It’s time for another super fun round of Show and Tell!
The last time we played I got some pretty funny captions, here are some of my favourites:
“Why in the hell do we have to look for his contact naked?“
“Brunette: Hey, you wanna grab a beer afterwards? Redhead: Okay. This has got to be the worst dentist I’ve ever been to! Brunette: It’s our HMO. What can we do, huh? Redhead: Add a shot of tequila and I’m yours. Brunette: Deal!“
“Brunette Saying: sorry, I couldn’t hold that one in any longer. Redhead thinking: I told her not to eat so much beans! Dude thinking: DAMN, right in the FACE… Again!!!“
“”You completely suck at strip poker. Not only did you lose our clothes, but you went double-or-nothing with our dignity…I hate you“
And now, for your creative pleasure, I have a fun new picture!
In case you are new to this game, here is how it works:
I SHOW you a picture:
and you TELL me what these characters are thinking and/or saying.
Ready?
Go!
Girl with bottle:
I’m telling you, this is the best way to get rid of the sting associated with a sunburn.
Brunette:
But I don’t have a sunburn!
Girl behind her:
That’s what they all say…
Girl with wine in slurred voice “lets see how much your tits can hold”
Girl in yellow shirt “AH! Red wine that going to stain”
Girl in the pink shirt is thinking I’m enjoying this way too much, I wonder if I’m Lezbo?
Girl in pink is thinking I wonder if I should go to this cup size
Girl with wine in slurred voice “that’s not my cup”
Girl in yellow “What the fuck are you two doing!”
girl with wine in slurred voice “Lets see how much your tits can hold”
girl in yellow “AH, I’m geting all wet!
girl in pink is thinking funny, so are my panties.

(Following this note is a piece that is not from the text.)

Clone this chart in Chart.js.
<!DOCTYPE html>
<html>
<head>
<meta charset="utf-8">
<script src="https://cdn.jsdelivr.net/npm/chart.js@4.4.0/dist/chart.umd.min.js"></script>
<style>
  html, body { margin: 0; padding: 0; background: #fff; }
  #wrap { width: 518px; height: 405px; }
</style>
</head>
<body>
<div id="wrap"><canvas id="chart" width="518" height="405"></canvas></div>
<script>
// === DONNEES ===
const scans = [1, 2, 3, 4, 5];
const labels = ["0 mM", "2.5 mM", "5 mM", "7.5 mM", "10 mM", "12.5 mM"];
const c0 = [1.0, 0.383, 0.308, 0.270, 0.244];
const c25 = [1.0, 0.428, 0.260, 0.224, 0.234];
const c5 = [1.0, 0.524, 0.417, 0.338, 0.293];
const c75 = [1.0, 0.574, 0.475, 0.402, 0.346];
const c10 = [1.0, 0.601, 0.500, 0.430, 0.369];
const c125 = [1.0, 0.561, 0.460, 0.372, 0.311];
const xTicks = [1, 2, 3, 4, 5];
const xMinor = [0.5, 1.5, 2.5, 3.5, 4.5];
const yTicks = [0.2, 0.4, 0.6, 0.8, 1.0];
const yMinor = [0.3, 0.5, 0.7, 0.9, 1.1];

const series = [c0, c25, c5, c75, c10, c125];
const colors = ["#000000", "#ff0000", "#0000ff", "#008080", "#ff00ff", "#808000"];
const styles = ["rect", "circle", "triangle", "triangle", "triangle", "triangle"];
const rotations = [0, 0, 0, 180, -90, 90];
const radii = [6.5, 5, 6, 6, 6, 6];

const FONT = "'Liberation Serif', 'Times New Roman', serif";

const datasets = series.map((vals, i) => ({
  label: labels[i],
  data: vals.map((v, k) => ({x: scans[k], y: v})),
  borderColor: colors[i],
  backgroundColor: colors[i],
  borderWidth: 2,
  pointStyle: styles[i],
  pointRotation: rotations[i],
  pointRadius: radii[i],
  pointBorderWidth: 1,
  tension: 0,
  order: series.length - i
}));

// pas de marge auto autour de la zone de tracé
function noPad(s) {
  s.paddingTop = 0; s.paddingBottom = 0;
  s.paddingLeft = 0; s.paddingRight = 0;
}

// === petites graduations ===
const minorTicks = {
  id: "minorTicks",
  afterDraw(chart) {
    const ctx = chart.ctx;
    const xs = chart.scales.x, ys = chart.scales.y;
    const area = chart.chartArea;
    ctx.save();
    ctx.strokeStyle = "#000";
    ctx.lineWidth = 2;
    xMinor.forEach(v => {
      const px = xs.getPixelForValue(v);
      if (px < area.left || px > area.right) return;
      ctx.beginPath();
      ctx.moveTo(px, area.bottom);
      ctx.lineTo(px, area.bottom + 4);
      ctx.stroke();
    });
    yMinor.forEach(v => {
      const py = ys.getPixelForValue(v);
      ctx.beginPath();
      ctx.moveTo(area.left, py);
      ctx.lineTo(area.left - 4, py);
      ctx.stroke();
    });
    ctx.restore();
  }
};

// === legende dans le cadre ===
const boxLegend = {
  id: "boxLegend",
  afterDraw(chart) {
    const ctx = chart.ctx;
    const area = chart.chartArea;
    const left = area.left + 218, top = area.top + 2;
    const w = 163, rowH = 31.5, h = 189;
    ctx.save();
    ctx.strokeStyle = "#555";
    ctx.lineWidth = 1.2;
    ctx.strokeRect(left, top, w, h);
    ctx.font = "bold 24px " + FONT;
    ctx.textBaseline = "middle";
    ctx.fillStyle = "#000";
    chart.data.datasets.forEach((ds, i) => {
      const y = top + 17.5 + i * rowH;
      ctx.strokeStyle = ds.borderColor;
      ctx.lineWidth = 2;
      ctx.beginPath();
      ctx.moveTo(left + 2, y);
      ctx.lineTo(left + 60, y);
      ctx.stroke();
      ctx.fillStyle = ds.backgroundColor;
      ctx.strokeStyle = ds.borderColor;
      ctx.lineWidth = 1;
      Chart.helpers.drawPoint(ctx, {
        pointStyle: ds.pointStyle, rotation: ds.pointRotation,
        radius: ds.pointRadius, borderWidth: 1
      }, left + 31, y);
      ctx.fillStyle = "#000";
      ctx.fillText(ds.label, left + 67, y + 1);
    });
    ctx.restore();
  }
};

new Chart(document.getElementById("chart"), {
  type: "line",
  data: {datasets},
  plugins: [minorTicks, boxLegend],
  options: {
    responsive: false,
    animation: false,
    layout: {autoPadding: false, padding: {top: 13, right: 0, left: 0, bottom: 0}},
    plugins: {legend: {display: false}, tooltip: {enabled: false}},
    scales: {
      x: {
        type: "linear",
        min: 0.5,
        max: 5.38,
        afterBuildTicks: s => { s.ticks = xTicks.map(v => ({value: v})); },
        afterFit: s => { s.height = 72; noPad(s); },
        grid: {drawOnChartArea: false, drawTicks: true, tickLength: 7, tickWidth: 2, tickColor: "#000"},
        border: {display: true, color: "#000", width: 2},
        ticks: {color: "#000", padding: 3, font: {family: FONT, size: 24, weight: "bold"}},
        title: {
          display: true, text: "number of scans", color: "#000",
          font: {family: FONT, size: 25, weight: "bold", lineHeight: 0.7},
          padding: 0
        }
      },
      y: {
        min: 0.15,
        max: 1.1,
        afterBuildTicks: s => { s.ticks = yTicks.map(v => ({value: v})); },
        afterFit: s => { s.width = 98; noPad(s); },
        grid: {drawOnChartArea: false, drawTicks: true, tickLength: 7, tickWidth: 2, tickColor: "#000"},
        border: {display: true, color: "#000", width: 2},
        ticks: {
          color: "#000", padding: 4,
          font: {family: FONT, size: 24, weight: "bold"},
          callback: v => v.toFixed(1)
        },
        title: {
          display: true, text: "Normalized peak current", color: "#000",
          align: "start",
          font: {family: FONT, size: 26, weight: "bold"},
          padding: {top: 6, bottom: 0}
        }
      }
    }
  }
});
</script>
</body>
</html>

Girl with bottle: It’s all about measuring portions dear…this is how you can tell how much is enough for you.
Girl in pink: *thinking* I wonder if they’re real
Girl in yellow: Can’t we just use plate sizes to judge?

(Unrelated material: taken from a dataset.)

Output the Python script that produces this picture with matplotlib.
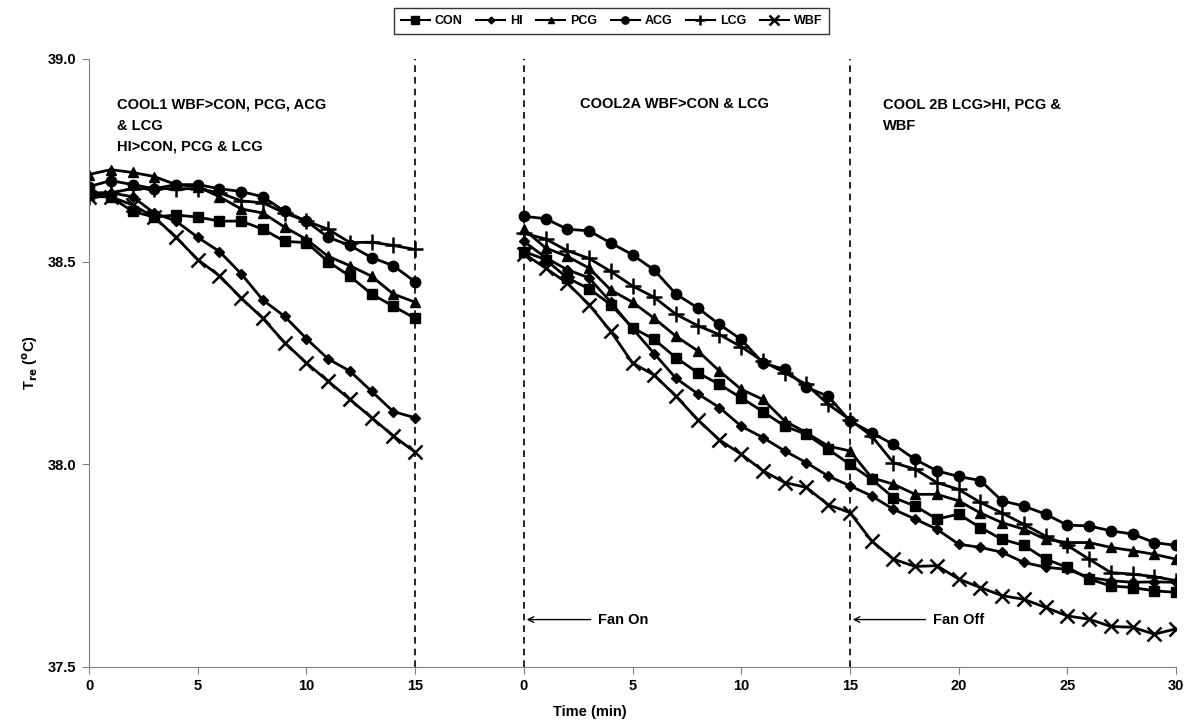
import matplotlib.pyplot as plt
import numpy as np

plt.rcParams['font.family'] = ['Liberation Sans', 'DejaVu Sans']
plt.rcParams['font.weight'] = 'bold'

# COOL1 period (0-15 min) and COOL2 period (0-30 min)
t1 = np.arange(0, 16)
t2 = np.arange(0, 31)
gap = 20  # where the second period starts on the shared axis

con1 = [38.665, 38.66, 38.624, 38.61, 38.615, 38.61, 38.60, 38.60, 38.58, 38.55,
        38.547, 38.50, 38.464, 38.42, 38.39, 38.36]
hi1 = [38.67, 38.67, 38.66, 38.62, 38.60, 38.56, 38.525, 38.47, 38.405, 38.365,
       38.31, 38.26, 38.23, 38.18, 38.13, 38.115]
pcg1 = [38.715, 38.727, 38.72, 38.71, 38.69, 38.685, 38.66, 38.63, 38.62, 38.585,
        38.555, 38.513, 38.49, 38.464, 38.42, 38.40]
acg1 = [38.685, 38.70, 38.69, 38.68, 38.69, 38.69, 38.68, 38.673, 38.66, 38.624,
        38.60, 38.56, 38.54, 38.51, 38.49, 38.45]
lcg1 = [38.66, 38.67, 38.68, 38.68, 38.68, 38.68, 38.67, 38.65, 38.645, 38.62,
        38.60, 38.58, 38.547, 38.548, 38.54, 38.53]
wbf1 = [38.66, 38.66, 38.64, 38.61, 38.56, 38.505, 38.465, 38.41, 38.36, 38.30,
        38.25, 38.205, 38.16, 38.115, 38.07, 38.03]

con2 = [38.525, 38.505, 38.46, 38.433, 38.394, 38.337, 38.308, 38.263, 38.226, 38.197,
        38.164, 38.13, 38.094, 38.074, 38.037, 38.0, 37.963, 37.918, 37.897, 37.865,
        37.877, 37.844, 37.815, 37.80, 37.766, 37.746, 37.717, 37.70, 37.696, 37.688,
        37.684]
hi2 = [38.55, 38.51, 38.48, 38.46, 38.40, 38.335, 38.273, 38.212, 38.174, 38.14,
       38.094, 38.066, 38.033, 38.004, 37.971, 37.947, 37.922, 37.889, 37.865, 37.84,
       37.803, 37.795, 37.783, 37.758, 37.746, 37.741, 37.721, 37.713, 37.709, 37.71,
       37.709]
pcg2 = [38.58, 38.534, 38.513, 38.484, 38.43, 38.40, 38.36, 38.316, 38.28, 38.23,
        38.185, 38.16, 38.107, 38.078, 38.045, 38.033, 37.967, 37.951, 37.926, 37.926,
        37.91, 37.88, 37.856, 37.84, 37.815, 37.807, 37.807, 37.795, 37.787, 37.778,
        37.766]
acg2 = [38.612, 38.606, 38.58, 38.576, 38.546, 38.517, 38.479, 38.42, 38.386, 38.345,
        38.308, 38.25, 38.234, 38.19, 38.168, 38.107, 38.078, 38.049, 38.012, 37.984,
        37.97, 37.96, 37.91, 37.897, 37.877, 37.85, 37.848, 37.836, 37.828, 37.807,
        37.80]
lcg2 = [38.57, 38.556, 38.527, 38.508, 38.476, 38.44, 38.412, 38.37, 38.342, 38.32,
        38.29, 38.254, 38.226, 38.197, 38.148, 38.11, 38.07, 38.004, 37.988, 37.955,
        37.938, 37.906, 37.88, 37.852, 37.823, 37.80, 37.766, 37.733, 37.729, 37.723,
        37.713]
wbf2 = [38.52, 38.484, 38.447, 38.394, 38.328, 38.25, 38.22, 38.168, 38.11, 38.06,
        38.025, 37.984, 37.955, 37.943, 37.90, 37.881, 37.811, 37.766, 37.748, 37.75,
        37.717, 37.696, 37.676, 37.667, 37.647, 37.626, 37.618, 37.60, 37.598, 37.581,
        37.594]

groups = ['CON', 'HI', 'PCG', 'ACG', 'LCG', 'WBF']
markers = ['s', 'D', '^', 'o', '+', 'x']
sizes = [7.5, 5, 7, 7.5, 11, 9.5]
first = [con1, hi1, pcg1, acg1, lcg1, wbf1]
second = [con2, hi2, pcg2, acg2, lcg2, wbf2]

xticks = [0, 5, 10, 15, 20, 25, 30, 35, 40, 45, 50]
xticklabels = ['0', '5', '10', '15', '0', '5', '10', '15', '20', '25', '30']
yticks = [37.5, 38.0, 38.5, 39.0]

fig = plt.figure(figsize=(11.92, 7.21), dpi=100)
ax = fig.add_axes([0.0747, 0.0749, 0.9119, 0.8433])

for name, m, ms, a, b in zip(groups, markers, sizes, first, second):
    mew = 1.8 if m in ('+', 'x') else 1
    ax.plot(t1, a, color='black', lw=2, marker=m, ms=ms, mew=mew, label=name)
    ax.plot(t2 + gap, b, color='black', lw=2, marker=m, ms=ms, mew=mew)

for xv in [15, 20, 35]:
    ax.axvline(xv, color='black', lw=1.2, ls=(0, (4, 3)))

ax.set_xlim(0, 50)
ax.set_ylim(37.5, 39.0)
ax.set_xticks(xticks)
ax.set_xticklabels(xticklabels)
ax.set_yticks(yticks)
ax.set_yticklabels(['%.1f' % v for v in yticks])
ax.tick_params(axis='both', direction='out', length=5, color='gray',
               labelsize=10.5, pad=4)
for s in ['top', 'right']:
    ax.spines[s].set_visible(False)
for s in ['left', 'bottom']:
    ax.spines[s].set_color('gray')

ax.set_xlabel('Time (min)', fontsize=10.5, fontweight='bold')
ax.xaxis.set_label_coords(0.461, -0.062)
ax.set_ylabel(r'T$_{\mathbf{re}}$ ($^{\mathbf{o}}$C)', fontsize=10.5,
              fontweight='bold')
ax.yaxis.set_label_coords(-0.045, 0.5)

txt = dict(fontsize=10.5, fontweight='bold', va='top', ha='left',
           linespacing=1.65)
ax.text(1.3, 38.905, 'COOL1 WBF>CON, PCG, ACG\n& LCG\nHI>CON, PCG & LCG', **txt)
ax.text(22.6, 38.905, 'COOL2A WBF>CON & LCG', **txt)
ax.text(36.5, 38.905, 'COOL 2B LCG>HI, PCG &\nWBF', **txt)

arrow = dict(arrowstyle='->', color='black', lw=1)
ax.annotate('', xy=(20, 37.617), xytext=(23.2, 37.617), arrowprops=arrow)
ax.text(23.4, 37.617, 'Fan On', fontsize=10.5, fontweight='bold', va='center')
ax.annotate('', xy=(35, 37.617), xytext=(38.6, 37.617), arrowprops=arrow)
ax.text(38.8, 37.617, 'Fan Off', fontsize=10.5, fontweight='bold', va='center')

leg = fig.legend(loc='upper center', bbox_to_anchor=(0.513, 0.997), ncol=6,
                 fontsize=9, frameon=True, fancybox=False, edgecolor='black',
                 handlelength=2.3, columnspacing=1.1, markerscale=0.7,
                 borderpad=0.55, handletextpad=0.4)
leg.get_frame().set_linewidth(1)
for line in leg.get_lines():
    line.set_linewidth(1.5)

fig.savefig('out.png', dpi=100)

Yellow shirt: WTF!! What are you two doing?!
Black shirt: WOW! You’re right! C cups can hold half a bottle of wine when you push them together.
Pink shirt: *thinking* Bitch better pay me my money. wow these are nice.

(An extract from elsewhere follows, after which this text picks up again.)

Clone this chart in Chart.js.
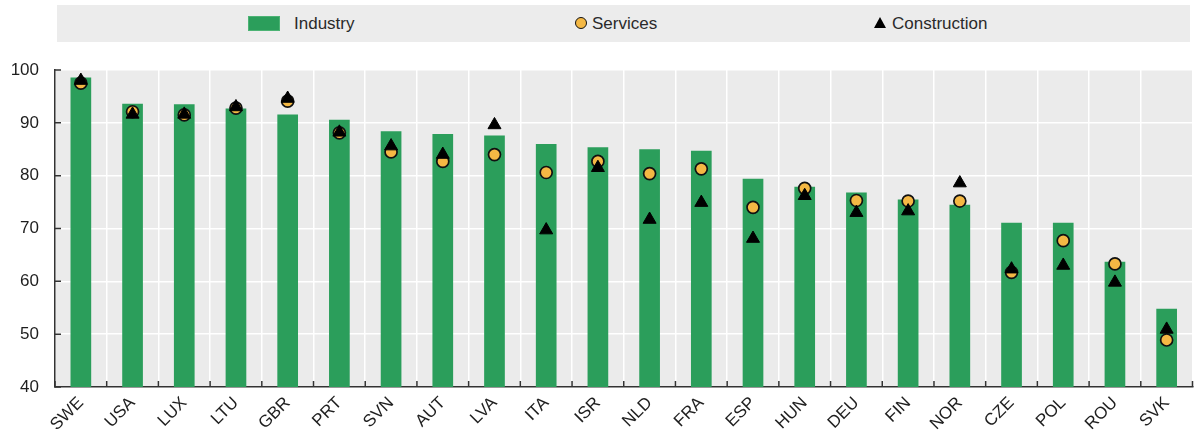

In this situation, where you’re dying for some wine but the only available glass is full of water, you’ve got to ask yourself: “What would MacGuyver do?”
“They say that more than a mouthful is too much.”
“Stop complaining, you’re the one that ate a mouth full of wasabi!” “And this’ll help?” “I dunno, but you’re not thinking about your mouth being on fire anymore are you?”
Pink shirt: “Keep pouring, they’re almost full.”
Tiffany’s eyes were wide with embarrassment as she realized too late the terrible mistake she had made by inviting Carla along to the “Sushi and Singles Night” dating event.
Her scarlet cheeks burned with shame knowing that she had no chance of meeting a nice guy that evening, now that everyone in the bar could see that she was drinking red wine with fish…
girl holding saki bottle: “i’m going to stick my tongue between her breasts, and the tease her nipples with the sweet taste of wine.”
girl behind: “i’m getting wet just holding her firm breasts.” takes her hand off of right breast, and enters it into herself.
Chick being pured on: “I don’t have to put my tits on the hibachi grill to warm this saki up before you two drink do I?????”
FYI, my word verification for that was actuall BIMBO. NO SHIT.
The gardener said this fertilizer was guaranteed to make it grow!
“But I wanted low sodium.”
Black Shirt says: “Now walk over to that cute boy and offer him this drink!”
-or-
With her best friends drunk and molesting her, her favorite shirt about to be stained, and the humiliation of being in a restaurant full of people during all this, Judy could only think of one thing with horror: she forgot to tape House.
“When you guys told me that you invented a new type of body shot and I asked to be shown personally I didn’t mean to be shown this personally.”
It’s long over, but I figure to post a response just for fun.